Let it be said that I am not mechanically inclined. I wish I was. I can manage, but usually it isn’t pretty, and probably a less than average outcome. Power tools are slightly terrifying to me, as most are, well for lack of better word- powerful. Plus it doesn’t help that they can render you without an appendage or limb in a matter of seconds. Yes, I am being slightly dramatic, but this is how they make me feel. So, as luck would have it, I have fallen in love with the hand drill. Yep, you heard me right, LOVE IT!!!! This really shouldn’t surprise me I guess, with my love of doing things by hand.

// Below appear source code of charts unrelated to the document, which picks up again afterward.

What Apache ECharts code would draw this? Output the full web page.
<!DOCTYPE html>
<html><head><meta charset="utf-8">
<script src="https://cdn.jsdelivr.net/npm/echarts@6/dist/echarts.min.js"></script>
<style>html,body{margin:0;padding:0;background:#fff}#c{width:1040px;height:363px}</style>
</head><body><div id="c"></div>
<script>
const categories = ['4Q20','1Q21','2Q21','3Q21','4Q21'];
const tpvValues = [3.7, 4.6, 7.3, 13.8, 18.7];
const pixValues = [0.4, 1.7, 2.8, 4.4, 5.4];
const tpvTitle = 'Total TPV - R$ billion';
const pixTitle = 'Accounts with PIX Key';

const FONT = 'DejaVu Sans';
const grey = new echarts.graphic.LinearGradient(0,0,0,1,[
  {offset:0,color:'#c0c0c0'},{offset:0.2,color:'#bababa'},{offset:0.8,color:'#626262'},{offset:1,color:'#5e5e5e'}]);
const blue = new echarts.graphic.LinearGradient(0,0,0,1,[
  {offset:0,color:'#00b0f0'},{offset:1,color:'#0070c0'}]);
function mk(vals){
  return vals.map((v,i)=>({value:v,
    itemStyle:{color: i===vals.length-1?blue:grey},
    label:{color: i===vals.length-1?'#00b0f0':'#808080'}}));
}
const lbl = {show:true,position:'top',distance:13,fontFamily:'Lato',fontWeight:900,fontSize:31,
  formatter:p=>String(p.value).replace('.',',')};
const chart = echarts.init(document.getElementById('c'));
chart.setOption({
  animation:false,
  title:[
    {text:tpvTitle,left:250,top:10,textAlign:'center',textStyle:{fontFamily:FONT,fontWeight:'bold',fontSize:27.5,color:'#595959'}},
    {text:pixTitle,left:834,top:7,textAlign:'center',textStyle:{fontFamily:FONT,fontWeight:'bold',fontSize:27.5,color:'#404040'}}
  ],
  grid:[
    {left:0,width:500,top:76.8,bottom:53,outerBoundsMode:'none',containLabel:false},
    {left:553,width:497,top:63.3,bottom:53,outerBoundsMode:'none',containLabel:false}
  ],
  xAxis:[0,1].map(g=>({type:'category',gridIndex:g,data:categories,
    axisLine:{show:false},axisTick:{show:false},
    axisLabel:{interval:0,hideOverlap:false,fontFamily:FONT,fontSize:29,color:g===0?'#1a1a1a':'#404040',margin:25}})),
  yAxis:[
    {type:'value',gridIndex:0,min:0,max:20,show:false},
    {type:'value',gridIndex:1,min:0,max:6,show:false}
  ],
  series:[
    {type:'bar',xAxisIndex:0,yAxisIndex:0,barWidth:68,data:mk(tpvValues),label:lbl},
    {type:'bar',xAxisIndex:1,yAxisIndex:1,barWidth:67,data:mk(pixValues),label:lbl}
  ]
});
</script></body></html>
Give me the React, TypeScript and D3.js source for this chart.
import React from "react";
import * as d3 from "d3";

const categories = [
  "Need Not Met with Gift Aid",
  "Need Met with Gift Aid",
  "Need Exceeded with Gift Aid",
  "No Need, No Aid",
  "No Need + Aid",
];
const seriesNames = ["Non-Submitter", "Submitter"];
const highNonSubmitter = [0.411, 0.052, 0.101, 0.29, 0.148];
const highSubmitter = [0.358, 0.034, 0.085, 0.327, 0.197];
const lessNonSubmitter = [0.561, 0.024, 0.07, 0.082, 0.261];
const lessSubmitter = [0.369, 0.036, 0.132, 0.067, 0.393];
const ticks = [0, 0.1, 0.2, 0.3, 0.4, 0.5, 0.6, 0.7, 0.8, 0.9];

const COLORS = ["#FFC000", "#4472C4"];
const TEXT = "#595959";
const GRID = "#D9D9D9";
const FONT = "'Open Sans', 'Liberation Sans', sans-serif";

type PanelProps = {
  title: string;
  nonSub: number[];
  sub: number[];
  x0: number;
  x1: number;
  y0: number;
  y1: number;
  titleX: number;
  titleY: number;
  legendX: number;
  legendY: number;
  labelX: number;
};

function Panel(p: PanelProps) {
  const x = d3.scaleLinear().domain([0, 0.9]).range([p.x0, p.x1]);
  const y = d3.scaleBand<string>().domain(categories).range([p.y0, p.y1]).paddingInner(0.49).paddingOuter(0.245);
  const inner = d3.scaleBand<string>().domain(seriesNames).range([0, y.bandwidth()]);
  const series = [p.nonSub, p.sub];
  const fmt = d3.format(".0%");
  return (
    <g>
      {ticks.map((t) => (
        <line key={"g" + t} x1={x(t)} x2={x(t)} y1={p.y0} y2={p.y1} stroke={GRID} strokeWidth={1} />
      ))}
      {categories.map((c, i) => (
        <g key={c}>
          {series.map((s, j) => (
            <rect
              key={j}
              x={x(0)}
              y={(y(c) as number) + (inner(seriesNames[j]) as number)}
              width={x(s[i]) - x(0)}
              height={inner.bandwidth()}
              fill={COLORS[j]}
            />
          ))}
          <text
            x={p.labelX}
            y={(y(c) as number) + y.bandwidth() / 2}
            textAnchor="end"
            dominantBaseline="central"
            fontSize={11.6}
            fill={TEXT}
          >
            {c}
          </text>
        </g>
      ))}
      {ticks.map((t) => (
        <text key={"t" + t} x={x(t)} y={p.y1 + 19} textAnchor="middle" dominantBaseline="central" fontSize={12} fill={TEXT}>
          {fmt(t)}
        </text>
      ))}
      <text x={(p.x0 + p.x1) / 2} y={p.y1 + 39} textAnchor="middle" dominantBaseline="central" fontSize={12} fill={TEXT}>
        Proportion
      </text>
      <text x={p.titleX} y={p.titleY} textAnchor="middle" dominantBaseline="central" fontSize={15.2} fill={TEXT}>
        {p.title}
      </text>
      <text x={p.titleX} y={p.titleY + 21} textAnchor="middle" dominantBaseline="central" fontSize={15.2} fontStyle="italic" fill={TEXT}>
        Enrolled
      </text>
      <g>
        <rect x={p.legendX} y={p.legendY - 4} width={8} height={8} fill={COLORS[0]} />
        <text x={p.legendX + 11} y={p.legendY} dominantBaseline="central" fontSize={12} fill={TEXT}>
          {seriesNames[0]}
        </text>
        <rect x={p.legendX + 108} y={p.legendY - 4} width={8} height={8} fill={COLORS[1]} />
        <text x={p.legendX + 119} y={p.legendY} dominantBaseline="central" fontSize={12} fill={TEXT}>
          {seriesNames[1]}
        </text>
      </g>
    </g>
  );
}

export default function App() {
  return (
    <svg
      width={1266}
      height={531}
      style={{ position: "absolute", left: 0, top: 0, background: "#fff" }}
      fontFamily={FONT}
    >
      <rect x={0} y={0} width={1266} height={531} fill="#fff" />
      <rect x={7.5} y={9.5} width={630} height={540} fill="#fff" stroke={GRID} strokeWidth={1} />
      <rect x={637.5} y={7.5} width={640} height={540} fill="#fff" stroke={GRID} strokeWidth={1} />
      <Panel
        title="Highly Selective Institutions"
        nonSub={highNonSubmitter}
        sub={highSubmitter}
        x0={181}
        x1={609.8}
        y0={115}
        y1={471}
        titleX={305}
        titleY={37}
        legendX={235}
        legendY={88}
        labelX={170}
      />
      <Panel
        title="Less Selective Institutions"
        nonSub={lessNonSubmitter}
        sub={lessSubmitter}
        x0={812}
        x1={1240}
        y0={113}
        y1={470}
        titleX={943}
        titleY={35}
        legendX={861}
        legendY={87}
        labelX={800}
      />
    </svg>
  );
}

However, on the cusp of hand-drilling fifty trees, I wasn’t quite as convinced as I am now in the process.
If I have my way, I will always tap my maple trees with a hand drill.
So, the next day after a late evening apprehensive lesson in how the hand drill works, the boys and I took to the maple trail. Armloads of buckets, and hand tools in tow. We walk our trail, we do not use an ATV as many do, and have found abundant joy in doing it this way. There is a peace that comes from working in the woods alongside the wild. Feeling each footstep on an awakening forest floor and listening to the symphony of wild things. The wind in the trees, the tenor of the wild turkeys, the banter of early spring songbirds overhead. The hoot of the Great Horned Owl, and a cackling of crows accompany us as we work with our hands. The boys feel this too, and we are all drawn in. It becomes a sacred, magical journey into the wild and free. Unencumbered by harsh noise made by power tools drowning out the sounds of the wild, you become a part of it, and add rhythms of your own. The playful chatter of boys, the full, deep belly laughs that only freedom knows, the freedom of deeply trusting who you are, the ones you are with, and your surroundings, the exclamations of joyful discovery of some natural wonder, the moments of silence and deep soulful conversations, the brush of fabric as a hand reaches out to hold, all add to the orchestra playing the notes of the wild and free.
We each took our turn with the hand drill, each of us slowly learning to trust the tool and allow it to do the work. For there is a secret to a hand tool, one that lies in its very design. The secret is, the tool will do the work, all you have to do in operating it, is to be steady and guide. So this became my mantra as I guided each kiddo through their initiation. Look up into the branches, choose your spot, make it comfortable for you, so you can be steady, turn the handle, do not push, let the drill do the work. Once each of us learned how to trust the tool to do the job it was designed for, it became easy, and unbelievable joyful. The hand drill became an extension of your body, an expression of your energy applied to a very focused and attentive task. Your mind became pleasantly entertained by the process of the drill bit biting into bark and with steady guiding, the gentle whirring of shavings being released from their hold as a rhythmic breath pulsed muscle to turn the soft, smooth wooden handle, ease and very little effort produced the resulting dwelling for the tap to reside. I watched the boys as each of them had their moment, you could see it happen, it would slowly wash over them, the realization that they could trust the tool, and not fight it, they could allow it to work, as all they had to do was guide and observe. They had full control, and after a few tries complete mastery over the process. They learned to trust themselves, their bodies, and the tools that magnified their own energy. Each of them gleaned a deep satisfaction, a deep knowing of self and tool, from learning and participating in this process of working with not only their hands, but heart as well.
It was a joyful afternoon. One I would not trade for anything, not even a power drill!…Especially not for a power drill now that I have insight into our journey together on this land. As I look back at my reaction to the hand drill I am overwhelmed with gladness, that I opened my mind and heart, unclenched my fists to the idea of tapping our trees by hand. The enrichment of the process brought by tapping those trees by hand has touched our hearts and embedded upon our souls a deep satisfaction, deep peace in knowing and trusting in ourselves, our bodies, and the natural processes that surround us.